A safety subcommittee of CDC’s Advisory Committee on Immunization Practices recommended screening out anyone over age 50 and people under 50 with risk factors for heart problems, said John Neff, cochair of the smallpox vaccination safety working group and a physician at Children’s Hospital in Seattle.
“This would provide the maximum degree of safety for the population,” he said. “That is our major concern.”
In an emergency two-hour meeting, however, the full committee stopped short of that position yesterday, in part because it fears the vaccination program would come to a standstill.
Eliminating everyone over 50 would make it “infeasible to develop the numbers we need for preparedness,” said Guthrie Birkhead, a committee member and director of the Center for Community Health at the New York State Department of Health. “We are taking extraordinary precautions because of a theoretical concern.”
A few committee members said they preferred to wait for more data before proceeding with the program.
“You can make the case the risks of this vaccine may be outweighing its benefits, and at least for the moment, we should temporarily suspend this program,” said Paul Offit, chief of infectious diseases at Children’s Hospital in Philadelphia. But his proposal for a temporary halt to the program was quickly dismissed.
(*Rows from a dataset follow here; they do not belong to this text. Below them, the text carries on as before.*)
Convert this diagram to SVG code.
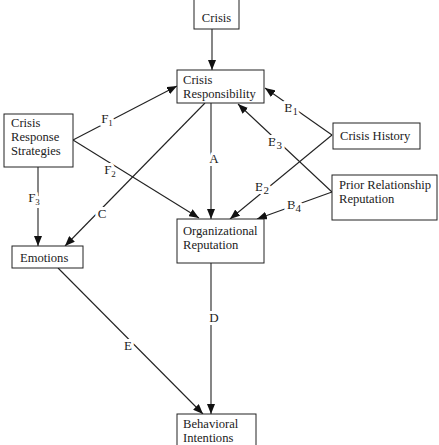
<svg xmlns="http://www.w3.org/2000/svg" width="439" height="445" viewBox="0 0 439 445">
<style>
.box{fill:#fff;stroke:#222;stroke-width:1}
.t{font-family:"Liberation Serif",serif;font-size:12.6px;fill:#222}
.c line{stroke:#222;stroke-width:1.1;fill:none}
.lbl{font-family:"Liberation Serif",serif;font-size:13px;fill:#222;stroke:#fff;stroke-width:6px;paint-order:stroke;stroke-linejoin:round;text-anchor:middle}
</style>
<defs>
<marker id="ah" viewBox="0 0 10 8" refX="10" refY="4" markerWidth="10" markerHeight="8" markerUnits="userSpaceOnUse" orient="auto">
<path d="M0,0 L10,4 L0,8 z" fill="#111"/>
</marker>
</defs>
<rect width="439" height="445" fill="#fff"/>
<g class="c">
<line x1="212" y1="29" x2="212" y2="70" marker-end="url(#ah)"/>
<line x1="73" y1="140" x2="177" y2="86" marker-end="url(#ah)"/>
<line x1="73" y1="140" x2="199" y2="218" marker-end="url(#ah)"/>
<line x1="38" y1="167" x2="38" y2="246" marker-end="url(#ah)"/>
<line x1="205" y1="103" x2="65" y2="246" marker-end="url(#ah)"/>
<line x1="211" y1="103" x2="211" y2="219" marker-end="url(#ah)"/>
<line x1="332" y1="135" x2="265" y2="88" marker-end="url(#ah)"/>
<line x1="332" y1="135" x2="230" y2="219" marker-end="url(#ah)"/>
<line x1="332" y1="192" x2="238" y2="104" marker-end="url(#ah)"/>
<line x1="332" y1="192" x2="257" y2="219" marker-end="url(#ah)"/>
<line x1="211" y1="263" x2="211" y2="414" marker-end="url(#ah)"/>
<line x1="58" y1="268" x2="203" y2="414" marker-end="url(#ah)"/>
<text class="lbl" x="107" y="123">F<tspan font-size="9" dy="3">1</tspan></text>
<text class="lbl" x="110" y="174">F<tspan font-size="9" dy="3">2</tspan></text>
<text class="lbl" x="34" y="202">F<tspan font-size="9" dy="3">3</tspan></text>
<text class="lbl" x="102" y="218">C</text>
<text class="lbl" x="214" y="163">A</text>
<text class="lbl" x="291" y="112">B<tspan font-size="10" dy="3">1</tspan></text>
<text class="lbl" x="275" y="146">B<tspan font-size="11" dy="3">3</tspan></text>
<text class="lbl" x="262" y="191">B<tspan font-size="11" dy="3">2</tspan></text>
<text class="lbl" x="294" y="209">B<tspan font-size="11" dy="3">4</tspan></text>
<text class="lbl" x="214" y="322">D</text>
<text class="lbl" x="128" y="350">E</text>
</g>
<g id="crisis"><rect class="box" x="194" y="-2" width="45" height="31"/><text class="t" x="216.5" y="22" text-anchor="middle">Crisis</text></g>
<g id="crisis-responsibility"><rect class="box" x="177" y="70" width="87" height="33"/><text class="t" x="183" y="84">Crisis</text><text class="t" x="183" y="98">Responsibility</text></g>
<g id="crisis-response-strategies"><rect class="box" x="4" y="114" width="69" height="53"/><text class="t" x="11" y="127">Crisis</text><text class="t" x="11" y="141">Response</text><text class="t" x="11" y="155">Strategies</text></g>
<g id="emotions"><rect class="box" x="12" y="246" width="71" height="22"/><text class="t" x="20" y="262">Emotions</text></g>
<g id="organizational-reputation"><rect class="box" x="177" y="219" width="87" height="44"/><text class="t" x="183" y="235">Organizational</text><text class="t" x="183" y="249">Reputation</text></g>
<g id="crisis-history"><rect class="box" x="333" y="123" width="87" height="26"/><text class="t" x="340" y="140">Crisis History</text></g>
<g id="prior-relationship"><rect class="box" x="332" y="175" width="105" height="45"/><text class="t" x="339" y="189">Prior Relationship</text><text class="t" x="339" y="203">Reputation</text></g>
<g id="behavioral-intentions"><rect class="box" x="177" y="414" width="79" height="36"/><text class="t" x="183" y="428">Behavioral</text><text class="t" x="183" y="442">Intentions</text></g>
</svg>
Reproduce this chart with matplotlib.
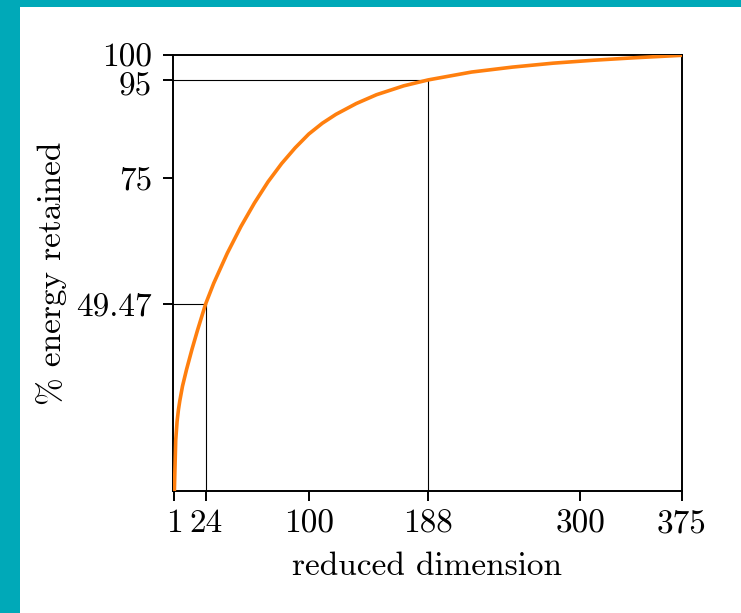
import matplotlib
matplotlib.use("Agg")
import matplotlib.pyplot as plt
from matplotlib.patches import Rectangle
from matplotlib.transforms import ScaledTranslation

# Cumulative energy retained versus number of kept dimensions
dims = [1, 2, 3, 4, 5, 7, 10, 14, 18, 24, 30, 40, 50, 60, 70, 80, 90, 100,
        110, 120, 135, 150, 170, 188, 220, 250, 280, 310, 340, 375]
energy = [11.5, 21.8, 25.6, 28.0, 29.8, 32.8, 36.2, 40.3, 44.1, 49.47, 53.7,
          59.8, 65.2, 70.0, 74.3, 78.0, 81.2, 84.0, 86.2, 88.0, 90.2, 92.0,
          93.8, 95.0, 96.6, 97.6, 98.4, 99.0, 99.5, 100.0]

# Marked operating points
mark_dims = [24, 188]
mark_energy = [49.47, 95]

x_ticks = [1, 24, 100, 188, 300, 375]
y_ticks = [49.47, 75, 95, 100]
y_tick_labels = ["49.47", "75", "95", "100"]

plt.rcParams["font.family"] = "serif"
plt.rcParams["font.serif"] = ["cmr10"]
plt.rcParams["mathtext.fontset"] = "cm"
plt.rcParams["axes.unicode_minus"] = False

fig = plt.figure(figsize=(7.41, 6.13), dpi=100)
fig.patch.set_facecolor("white")

# teal frame along the top and left edges
teal = "#00a9b8"
fig.patches.append(Rectangle((0, 1 - 7 / 613), 1, 7 / 613, transform=fig.transFigure,
                             facecolor=teal, edgecolor="none", zorder=0))
fig.patches.append(Rectangle((0, 0), 20 / 741, 1, transform=fig.transFigure,
                             facecolor=teal, edgecolor="none", zorder=0))

ax = fig.add_axes([173 / 741, 1 - 491 / 613, (682 - 173) / 741, (491 - 55.3) / 613])

ax.plot(dims, energy, color="#ff7f0e", lw=2.6, zorder=3, solid_capstyle="butt",
        solid_joinstyle="round")

for xd, yd in zip(mark_dims, mark_energy):
    ax.plot([0, xd], [yd, yd], color="black", lw=0.8, zorder=2)
    ax.plot([xd, xd], [energy[0], yd], color="black", lw=0.8, zorder=2)

ax.set_xlim(0, 375)
ax.set_ylim(energy[0], 100)
ax.set_xticks(x_ticks)
ax.set_xticklabels([str(t) for t in x_ticks])
ax.set_yticks(y_ticks)
ax.set_yticklabels(y_tick_labels)

for s in ax.spines.values():
    s.set_linewidth(1.4)
ax.tick_params(direction="out", length=7, width=1.4, labelsize=24)
ax.tick_params(axis="x", pad=6)
ax.tick_params(axis="y", pad=8)

# keep the closely spaced "95" and "100" labels from colliding
for lbl in ax.get_yticklabels():
    if lbl.get_text() == "95":
        lbl.set_transform(lbl.get_transform() +
                          ScaledTranslation(0, -3 / 72, fig.dpi_scale_trans))

ax.set_xlabel("reduced dimension", fontsize=24, labelpad=10)
ax.set_ylabel("% energy retained", fontsize=24, labelpad=7)

fig.savefig("out.png", dpi=100, facecolor=fig.get_facecolor())
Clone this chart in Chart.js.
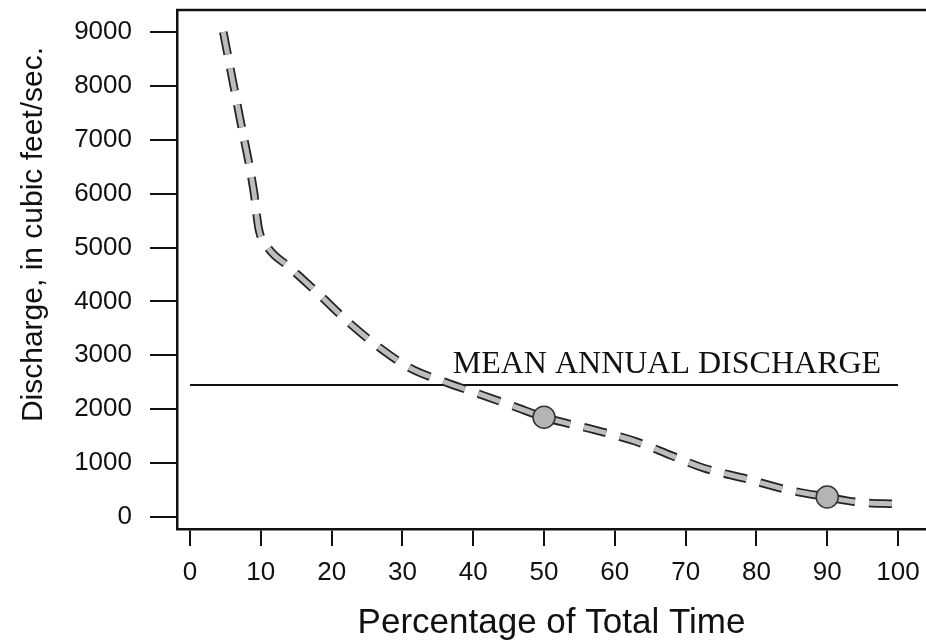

CDC spokesmen said they did not know whether officials would adopt the committee’s recommendation or stick to its decision this week to only weed out people with known heart disease, such as a previous heart attack.
While experts study the recent cases in hospital workers, growing evidence suggests that the 10 cases of heart inflammation in healthy, young Defense Department employees were related to the vaccinemilitary and CDC experts said. In every case, the sharp heart pains subsided after patients received painkillers, and physicians do not expect any long-term damage.
That discovery raised another challenge for administration officials trying to refine the civilian vaccination program. Until now, states have targeted older volunteers because research has shown the rate of serious reactions is much lower in people who had been previously vaccinated. But if the cardiac cases result in fewer older volunteers and more younger, first-time vaccinees, it is likely the number of heart inflammation cases is likely to rise, experts said.
Whatever the CDC decides, many physicians, hospitals and health departments are charting their own course. David Pearle, a cardiologist at Georgetown University Hospital, said he would err on the side of caution.
“The worry would be not so much the 35-year-old who smokes, but perhaps the 55-year-old who smokes and has a family history,” he said, describing the complex set of factors to consider in deciding who could safely get the vaccine. “If there is a strong constellation of symptoms, I certainly would withhold vaccine until we know more.”